The script is by the British author and academic Robert Macfarlane, whose books are concentrated on the natural world and our responses to it. This is his second collaboration with Peedom. The script for Mountain was successfully drawn from his book, Mountains of the Mind but this time, there's a straining for significance which dulls the impact of both the words and the images.
Tognetti's score, a blend of old and new, is more effective - a delicate balancing act which succeeds in complementing the cinematography, without upstaging it.
Original music melds into Bach and the Varanasi sequence is accompanied by a piece called Water by Radiohead's guitarist, Jonny Greenwood.
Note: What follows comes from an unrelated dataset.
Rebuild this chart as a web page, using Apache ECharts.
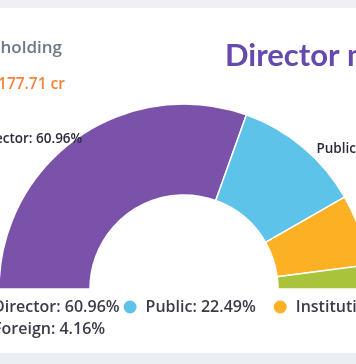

And the Aboriginal singer and didgeridoo player William Barton, another ACO collaborator, was called upon for an improvised chant to go with a sequence devoted to the intimate role of rivers in Indigenous history.
It's a hypnotic experience - and an audacious one - given the film's stately pace and scorn for action, suspense and all the other conventional narrative devices.
But it's put together with such a finely tuned instinct for the sensuous power of the earth's splendours that it's very seductive.